We were about 10 minutes from the camp when we came across a family of leopards eating a freshly-killed waterbuck. Just to see a leopard is a rare thing but to see a family of 4 is exceptional. WE spent 1/2 and hour were photographing them although the light was getting pretty bad.
When we got back to camp we found that a group of idiots had pitched their tents right besides ours leaving no room. To park the truck. Scotty (who we had picked up at the Lodge) backed in right against the nearest tent. The camp cook from the other camp came over and there was a heated argument but it ended with the other lot shifting their camp.
¹The truck had canvas sides with PVC windows. The sides could be rolled up or down depending on the weather. For the first two months of the trip we drove with the sides up unless it was raining.
DAY FOUR Linda and I got up at 6:00 and I lit the fire as no-one on the cooking team seemed inclined to do so. We went down and had a wash in the creek then had brekkie & packed up the camp.
About 20 minutes after we left camp, we came across a lioness sitting on the side of the road. We spent 15 minutes watching her and after that amount of time she got sick of us and moved off. We drove for an hour or so, heading for the exit of Masai Mara, and on the way came across another lioness with her mate, basking in the sun. They are superb animals and weren’t the slightest interested in us.
We left the park and drove through the heart of the savannah land occupied by the Masai tribesmen. Semi-naked children waved & shouted at us and their elders stared stonily at us. There were Manyatta or villages dotted over the land – low, rounded houses made of cow-shit and straw surrounded by a fence of thorns to keep out the predators at night. Their stock are herded into the enclosure at night.

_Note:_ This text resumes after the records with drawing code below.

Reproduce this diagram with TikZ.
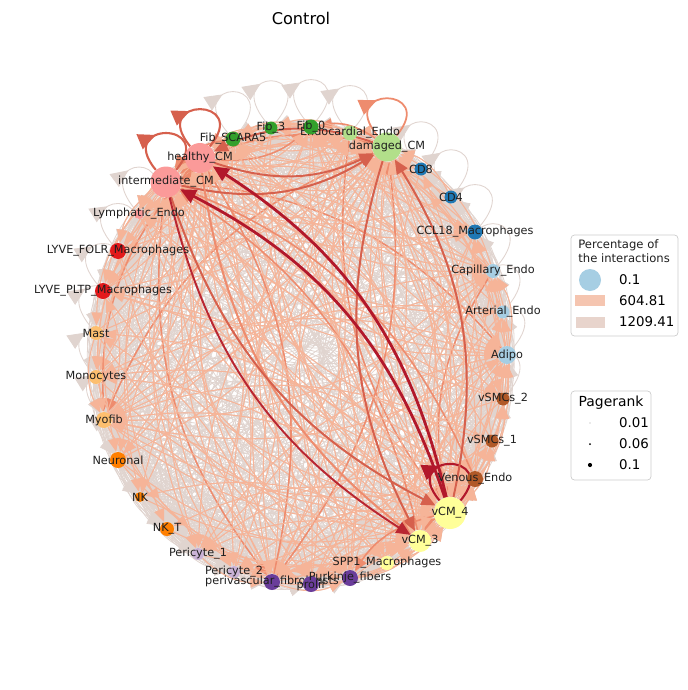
\documentclass[tikz,border=0pt]{standalone}
\usepackage{fontspec}
\setmainfont{DejaVu Sans}
\usetikzlibrary{arrows.meta,calc,decorations.markings}
\pgfdeclarelayer{edges}
\pgfsetlayers{edges,main}
\definecolor{edgegrey}{RGB}{224,212,207}
\definecolor{edgesalmon}{RGB}{246,180,152}
\definecolor{edgered}{RGB}{214,96,77}
\definecolor{edgeorange}{RGB}{238,140,110}
\definecolor{edgedark}{RGB}{178,24,43}
\definecolor{pairA}{HTML}{A6CEE3}
\definecolor{pairB}{HTML}{1F78B4}
\definecolor{pairC}{HTML}{B2DF8A}
\definecolor{pairD}{HTML}{33A02C}
\definecolor{pairE}{HTML}{FB9A99}
\definecolor{pairF}{HTML}{E31A1C}
\definecolor{pairG}{HTML}{FDBF6F}
\definecolor{pairH}{HTML}{FF7F00}
\definecolor{pairI}{HTML}{CAB2D6}
\definecolor{pairJ}{HTML}{6A3D9A}
\definecolor{pairK}{HTML}{FFFF99}
\definecolor{pairL}{HTML}{B15928}
\tikzset{
  cell/.style={circle,inner sep=0pt,draw=none},
  cellname/.style={font=\fontsize{6.4}{7}\selectfont,text=black!88,inner sep=0pt},
  link/.style={draw=edgegrey,line width=0.45pt,-{Triangle[length=7.5pt,width=6pt]}},
  warm/.style={draw=edgesalmon,line width=0.6pt,-{Triangle[length=7.5pt,width=6pt]}},
  hot/.style={draw=edgered,line width=1.1pt,-{Triangle[length=8pt,width=7pt]}},
  strong/.style={draw=edgedark,line width=1.6pt,-{Triangle[length=9pt,width=8pt]}},
  selfloop/.style={line width=0.5pt,postaction={decorate},
    decoration={markings,mark=at position 0.4 with {\arrow{Triangle[length=10pt,width=9pt]}}}},
  legendframe/.style={draw=black!20,rounded corners=2pt,fill=white}
}
\def\cells{adipo,arterial_endo,capillary_endo,ccl18_mac,cd4,cd8,damaged_cm,endocardial_endo,fib_0,fib_3,fib_scara5,healthy_cm,intermediate_cm,lymphatic_endo,lyve_folr,lyve_pltp,mast,monocytes,myofib,neuronal,nk,nk_t,pericyte_1,pericyte_2,perivascular_fib,prolif,purkinje,spp1_mac,vcm_3,vcm_4,venous_endo,vsmcs_1,vsmcs_2}
\def\strength{{2,1,2,1,0,0,4,2,2,1,2,4,4,1,1,1,1,1,2,1,0,0,1,1,2,1,2,1,3,4,2,1,1}}

\begin{document}
\begin{tikzpicture}[x=0.02cm,y=-0.02cm]
\useasboundingbox (0,0) rectangle (687,690);

\node[font=\fontsize{9.2}{11}\selectfont] (title) at (301,18) {Control};

% cell types round the circle
\node[cell,minimum size=18*0.02cm,fill=pairA,label={[cellname]center:Adipo}] (adipo) at (507,355) {};
\node[cell,minimum size=13*0.02cm,fill=pairA,label={[cellname]center:Arterial\_Endo}] (arterial_endo) at (503,312) {};
\node[cell,minimum size=14*0.02cm,fill=pairA,label={[cellname]center:Capillary\_Endo}] (capillary_endo) at (493,271) {};
\node[cell,minimum size=15*0.02cm,fill=pairB,label={[cellname]center:CCL18\_Macrophages}] (ccl18_mac) at (475,232) {};
\node[cell,minimum size=13*0.02cm,fill=pairB,label={[cellname]center:CD4}] (cd4) at (451,197) {};
\node[cell,minimum size=13*0.02cm,fill=pairB,label={[cellname]center:CD8}] (cd8) at (421,169) {};
\node[cell,minimum size=29*0.02cm,fill=pairC,label={[cellname]center:damaged\_CM}] (damaged_cm) at (387,147) {};
\node[cell,minimum size=15*0.02cm,fill=pairC,label={[cellname]center:Endocardial\_Endo}] (endocardial_endo) at (350,133) {};
\node[cell,minimum size=15*0.02cm,fill=pairD,label={[cellname]center:Fib\_0}] (fib_0) at (311,127) {};
\node[cell,minimum size=13*0.02cm,fill=pairD,label={[cellname]center:Fib\_3}] (fib_3) at (271,128) {};
\node[cell,minimum size=15*0.02cm,fill=pairD,label={[cellname]center:Fib\_SCARA5}] (fib_scara5) at (233,139) {};
\node[cell,minimum size=30*0.02cm,fill=pairE,label={[cellname]center:healthy\_CM}] (healthy_cm) at (200,158) {};
\node[cell,minimum size=31*0.02cm,fill=pairE,label={[cellname]center:intermediate\_CM}] (intermediate_cm) at (166,182) {};
\node[cell,minimum size=10*0.02cm,fill=pairE,label={[cellname]center:Lymphatic\_Endo}] (lymphatic_endo) at (139,214) {};
\node[cell,minimum size=16*0.02cm,fill=pairF,label={[cellname]center:LYVE\_FOLR\_Macrophages}] (lyve_folr) at (118,251) {};
\node[cell,minimum size=16*0.02cm,fill=pairF,label={[cellname]center:LYVE\_PLTP\_Macrophages}] (lyve_pltp) at (103,291) {};
\node[cell,minimum size=14*0.02cm,fill=pairG,label={[cellname]center:Mast}] (mast) at (96,333) {};
\node[cell,minimum size=14*0.02cm,fill=pairG,label={[cellname]center:Monocytes}] (monocytes) at (96,377) {};
\node[cell,minimum size=16*0.02cm,fill=pairG,label={[cellname]center:Myofib}] (myofib) at (104,420) {};
\node[cell,minimum size=16*0.02cm,fill=pairH,label={[cellname]center:Neuronal}] (neuronal) at (118,460) {};
\node[cell,minimum size=10*0.02cm,fill=pairH,label={[cellname]center:NK}] (nk) at (140,497) {};
\node[cell,minimum size=14*0.02cm,fill=pairH,label={[cellname]center:NK\_T}] (nk_t) at (167,529) {};
\node[cell,minimum size=12*0.02cm,fill=pairI,label={[cellname]center:Pericyte\_1}] (pericyte_1) at (198,554) {};
\node[cell,minimum size=12*0.02cm,fill=pairI,label={[cellname]center:Pericyte\_2}] (pericyte_2) at (234,572) {};
\node[cell,minimum size=16*0.02cm,fill=pairJ,label={[cellname]center:perivascular\_fibroblasts}] (perivascular_fib) at (272,582) {};
\node[cell,minimum size=16*0.02cm,fill=pairJ,label={[cellname,yshift=-1pt]center:prolif}] (prolif) at (311,584) {};
\node[cell,minimum size=16*0.02cm,fill=pairJ,label={[cellname]center:Purkinje\_fibers}] (purkinje) at (350,578) {};
\node[cell,minimum size=14*0.02cm,fill=pairK,label={[cellname]center:SPP1\_Macrophages}] (spp1_mac) at (387,563) {};
\node[cell,minimum size=22*0.02cm,fill=pairK,label={[cellname]center:vCM\_3}] (vcm_3) at (420,541) {};
\node[cell,minimum size=32*0.02cm,fill=pairK,label={[cellname]center:vCM\_4}] (vcm_4) at (450,513) {};
\node[cell,minimum size=16*0.02cm,fill=pairL,label={[cellname]center:Venous\_Endo}] (venous_endo) at (475,479) {};
\node[cell,minimum size=13*0.02cm,fill=pairL,label={[cellname]center:vSMCs\_1}] (vsmcs_1) at (492,441) {};
\node[cell,minimum size=13*0.02cm,fill=pairL,label={[cellname]center:vSMCs\_2}] (vsmcs_2) at (503,399) {};

\begin{pgfonlayer}{edges}
% self loops, all drawn upwards
\foreach \a in {adipo,arterial_endo,capillary_endo,ccl18_mac,cd4,cd8,endocardial_endo,fib_0,fib_3,fib_scara5,lymphatic_endo,lyve_folr,lyve_pltp,mast,monocytes,myofib,neuronal,nk,nk_t,pericyte_1,pericyte_2,perivascular_fib,prolif,purkinje,spp1_mac,vcm_3,venous_endo,vsmcs_1,vsmcs_2}
  \draw[selfloop,draw=edgegrey] (\a) .. controls +(130:1.6cm) and +(50:1.6cm) .. (\a);

% every pair, faint
\foreach \a [count=\i] in \cells {
  \foreach \b [count=\j] in \cells {
    \ifnum\i=\j\relax\else
      \draw[link] (\a) to[bend right=22] (\b);
    \fi
  }
}
% the stronger ones on top
\foreach \a [count=\i] in \cells {
  \foreach \b [count=\j] in \cells {
    \ifnum\i=\j\relax\else
      \pgfmathtruncatemacro\w{\strength[\i-1]+\strength[\j-1]+mod(3*\i+7*\j,5)}
      \ifnum\w>6\relax
        \ifnum\w>9\relax
          \draw[warm,draw=edgeorange,line width=0.9pt] (\a) to[bend right=22] (\b);
        \else
          \draw[warm] (\a) to[bend right=22] (\b);
        \fi
      \fi
    \fi
  }
}

\draw[selfloop,draw=edgered,line width=1.2pt] (healthy_cm) .. controls +(130:1.6cm) and +(50:1.6cm) .. (healthy_cm);
\draw[selfloop,draw=edgered,line width=1.2pt] (intermediate_cm) .. controls +(130:1.6cm) and +(50:1.6cm) .. (intermediate_cm);
\draw[selfloop,draw=edgeorange,line width=1pt] (damaged_cm) .. controls +(130:1.6cm) and +(50:1.6cm) .. (damaged_cm);
\draw[selfloop,draw=edgedark,line width=1.2pt] (vcm_4) .. controls +(130:1.6cm) and +(50:1.6cm) .. (vcm_4);

% cardiomyocyte traffic
\draw[hot] (damaged_cm) to[bend right=22] (healthy_cm);
\draw[hot] (intermediate_cm) to[bend right=22] (damaged_cm);
\draw[hot] (healthy_cm) to[bend right=22] (damaged_cm);
\draw[hot] (damaged_cm) to[bend right=22] (vcm_3);
\draw[hot] (vcm_4) to[bend right=22] (damaged_cm);
\draw[hot,draw=edgeorange] (healthy_cm) to[bend right=22] (vcm_3);
\draw[hot] (intermediate_cm) to[bend right=22] (vcm_4);
\draw[strong] (vcm_4) to[bend right=22] (healthy_cm);
\draw[strong] (vcm_4) to[bend right=22] (intermediate_cm);
\draw[hot,draw=edgedark!80!edgered] (intermediate_cm) to[bend right=22] (vcm_3);
\end{pgfonlayer}

% legends
\draw[legendframe] (571,235) rectangle (678,336);
\node[cellname,anchor=north west,align=left,font=\fontsize{6.6}{7.9}\selectfont] (perc_title) at (578,239) {Percentage of\\the interactions};
\node[circle,fill=pairA,minimum size=22*0.02cm,inner sep=0pt] (perc_dot) at (590,280) {};
\node[anchor=west,font=\fontsize{7.6}{9}\selectfont] (perc_a) at (613,280) {0.1};
\fill[fill={rgb,255:red,245;green,197;blue,176}] (575,295) rectangle (605,306);
\node[anchor=west,font=\fontsize{7.6}{9}\selectfont] (perc_b) at (613,301) {604.81};
\fill[fill={rgb,255:red,232;green,212;blue,204}] (576,317) rectangle (605,328);
\node[anchor=west,font=\fontsize{7.6}{9}\selectfont] (perc_c) at (613,322) {1209.41};

\draw[legendframe] (571,391) rectangle (651,480);
\node[font=\fontsize{7.9}{9}\selectfont] (rank_title) at (611,403) {Pagerank};
\fill (590,423) circle (0.3);
\fill (590,444) circle (1);
\fill (590,465) circle (2.1);
\node[anchor=west,font=\fontsize{7.6}{9}\selectfont] (rank_a) at (613,423) {0.01};
\node[anchor=west,font=\fontsize{7.6}{9}\selectfont] (rank_b) at (613,444) {0.06};
\node[anchor=west,font=\fontsize{7.6}{9}\selectfont] (rank_c) at (613,465) {0.1};
\end{tikzpicture}
\end{document}
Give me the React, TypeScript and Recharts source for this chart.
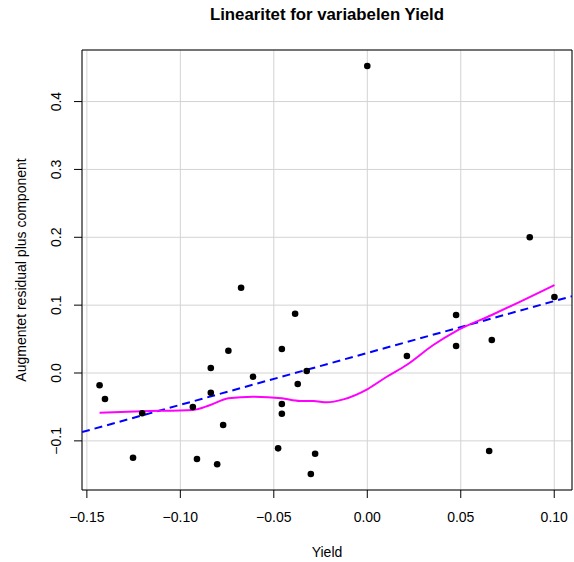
import {
  ComposedChart,
  Scatter,
  Line,
  XAxis,
  YAxis,
  CartesianGrid,
  ReferenceArea,
} from "recharts";

const FONT = '"Liberation Sans", Arial, Helvetica, sans-serif';

// observed Yield and the augmented partial residual for each case
const yieldValues = [
  -0.1432, -0.1403, -0.1253, -0.1204, -0.0675, -0.0743, -0.0837, -0.0837, -0.0933, -0.0911,
  -0.0803, -0.0771, -0.0611, -0.0386, -0.0457, -0.0457, -0.0457, -0.0477, -0.0372, -0.0324,
  -0.0279, -0.0302, 0.0212, 0.0475, 0.0475, 0.0666, 0.0652, 0.0869, 0.1001, 0.0,
];
const residualValues = [
  -0.0181, -0.0383, -0.1248, -0.0594, 0.1257, 0.0329, 0.0074, -0.029, -0.0501, -0.1267,
  -0.1345, -0.0766, -0.0055, 0.0874, 0.0354, -0.0457, -0.06, -0.111, -0.0162, 0.0029,
  -0.1189, -0.1488, 0.0251, 0.0855, 0.0398, 0.0486, -0.1149, 0.2, 0.112, 0.4524,
];

// loess smoother through the residuals
const loessX = [
  -0.1432, -0.1204, -0.0933, -0.084, -0.0743, -0.0611, -0.0457, -0.036, -0.0288, -0.0217,
  -0.0128, 0.0002, 0.0104, 0.021, 0.0353, 0.0475, 0.0666, 0.1001,
];
const loessY = [
  -0.0585, -0.0564, -0.0545, -0.0472, -0.0373, -0.0349, -0.0373, -0.0413, -0.0413, -0.0432,
  -0.0388, -0.0236, -0.0055, 0.0118, 0.0413, 0.0619, 0.0855, 0.1297,
];

// linear fit, drawn edge to edge
const fitX = [-0.1526, 0.1095];
const fitY = [-0.0871, 0.1132];

const xTicks = [-0.15, -0.1, -0.05, 0, 0.05, 0.1];
const yTicks = [-0.1, 0, 0.1, 0.2, 0.3, 0.4];
const xDomain = [-0.1526, 0.1095];
const yDomain = [-0.1724, 0.476];

const points = yieldValues.map((x, i) => ({ x, y: residualValues[i] }));
const loess = loessX.map((x, i) => ({ x, y: loessY[i] }));
const fit = fitX.map((x, i) => ({ x, y: fitY[i] }));

const fmt = (v: number, digits: number) => {
  const s = Math.abs(v).toFixed(digits);
  return v < 0 ? `\u2212${s}` : s;
};

const YTick = (props: any) => {
  const { x, y, payload } = props;
  return (
    <text
      x={x}
      y={y}
      transform={`rotate(-90, ${x}, ${y})`}
      textAnchor="middle"
      fontSize={14}
      fontFamily={FONT}
      fill="#000"
    >
      {fmt(payload.value, 1)}
    </text>
  );
};

const Dot = (props: any) => <circle cx={props.cx} cy={props.cy} r={3.3} fill="#000" />;

export default function App() {
  return (
    <div
      style={{
        position: "absolute",
        left: 0,
        top: 0,
        width: 574,
        height: 562,
        background: "#fff",
      }}
    >
      <div
        style={{
          position: "absolute",
          top: 5,
          left: 82,
          width: 490,
          height: 20,
          lineHeight: "20px",
          textAlign: "center",
          fontFamily: FONT,
          fontWeight: "bold",
          fontSize: 16.8,
          color: "#000",
        }}
      >
        Linearitet for variabelen Yield
      </div>
      <ComposedChart
        width={574}
        height={562}
        margin={{ top: 50, right: 2, bottom: 0, left: 0 }}
      >
        <CartesianGrid stroke="#d3d3d3" />
        <XAxis
          type="number"
          dataKey="x"
          domain={xDomain}
          ticks={xTicks}
          interval={0}
          allowDataOverflow
          height={72}
          axisLine={false}
          tickLine={{ stroke: "#000" }}
          tickSize={8}
          tickMargin={14}
          tick={{ fontSize: 14, fill: "#000", fontFamily: FONT }}
          tickFormatter={(v: number) => fmt(v, 2)}
          label={{
            position: "insideBottom",
            content: ({ viewBox }: any) => (
              <text
                x={viewBox.x + viewBox.width / 2}
                y={viewBox.y + viewBox.height - 5}
                textAnchor="middle"
                fontSize={14}
                fontFamily={FONT}
                fill="#000"
              >
                Yield
              </text>
            ),
          }}
        />
        <YAxis
          type="number"
          dataKey="y"
          domain={yDomain}
          ticks={yTicks}
          interval={0}
          allowDataOverflow
          width={82}
          axisLine={false}
          tickLine={{ stroke: "#000" }}
          tickSize={8}
          tickMargin={13}
          tick={<YTick />}
          label={{
            position: "insideLeft",
            content: ({ viewBox }: any) => {
              const lx = viewBox.x + 26;
              const ly = viewBox.y + viewBox.height / 2;
              return (
                <text
                  x={lx}
                  y={ly}
                  transform={`rotate(-90, ${lx}, ${ly})`}
                  textAnchor="middle"
                  fontSize={14}
                  fontFamily={FONT}
                  fill="#000"
                >
                  Augmentet residual plus component
                </text>
              );
            },
          }}
        />
        <ReferenceArea
          x1={xDomain[0]}
          x2={xDomain[1]}
          y1={yDomain[0]}
          y2={yDomain[1]}
          fill="none"
          fillOpacity={0}
          stroke="#000"
          strokeWidth={1}
        />
        <Line
          data={fit}
          dataKey="y"
          type="linear"
          stroke="#0000ff"
          strokeWidth={2}
          strokeDasharray="8 5"
          dot={false}
          activeDot={false}
          isAnimationActive={false}
        />
        <Line
          data={loess}
          dataKey="y"
          type="monotone"
          stroke="#ff00ff"
          strokeWidth={2}
          dot={false}
          activeDot={false}
          isAnimationActive={false}
        />
        <Scatter data={points} dataKey="y" shape={<Dot />} isAnimationActive={false} />
      </ComposedChart>
    </div>
  );
}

We bumped our way back out to Narok and had lunch there, then drove on up to Lake Nakuru. By the time we got there it was nearly dark and too late to go into the park, so we drove down a side road and camped in a paddock.
DAY THREE We got up at about 6:30 and had brekkie etc then headed off to Mara Serena which is 50 KM away. Being early morning the game was pretty active and as usual there were thousands of gnu [wildebeest] on the move. Above the plain, 7 balloons hung in the cool morning air, their occupants having paid £105 each to be up there having a champagne breakfast!
Wildebeest, Masai Mara.
We took several detours off the road to take closer looks at game, and one detour took us quite near to a group of elephants who didn’t take too kindly to our presence!
We got to the hippo pools in the Mara River about mid-morning. We spent ½ an hour there photographing the semi-submerged beasts. The area is one of the main crossing points for the herds of animals migrating into the Mara from the Serengeti and just downstream from the pools was an eddy where the corpses of the many animals who are drowned wash up. The place was swarming with vultures and marabou [storks] feasting on the carcasses.
Marabou storks, Mara River.
We got to Mara Serena at about 12:00 and had lunch. We took turns guarding the truck and went up to the lodge for Cokes. The lodge is perched on the top of a hill commanding an absolutely spectacular view out over the park rolling away in all directions. The lodge itself is a pretty posh affair full of monied tourists “safariing” in style.
We left there and drove back to camp taking a few detours on the way to watch the ever-present gnus. Had a bath in the river when we got back.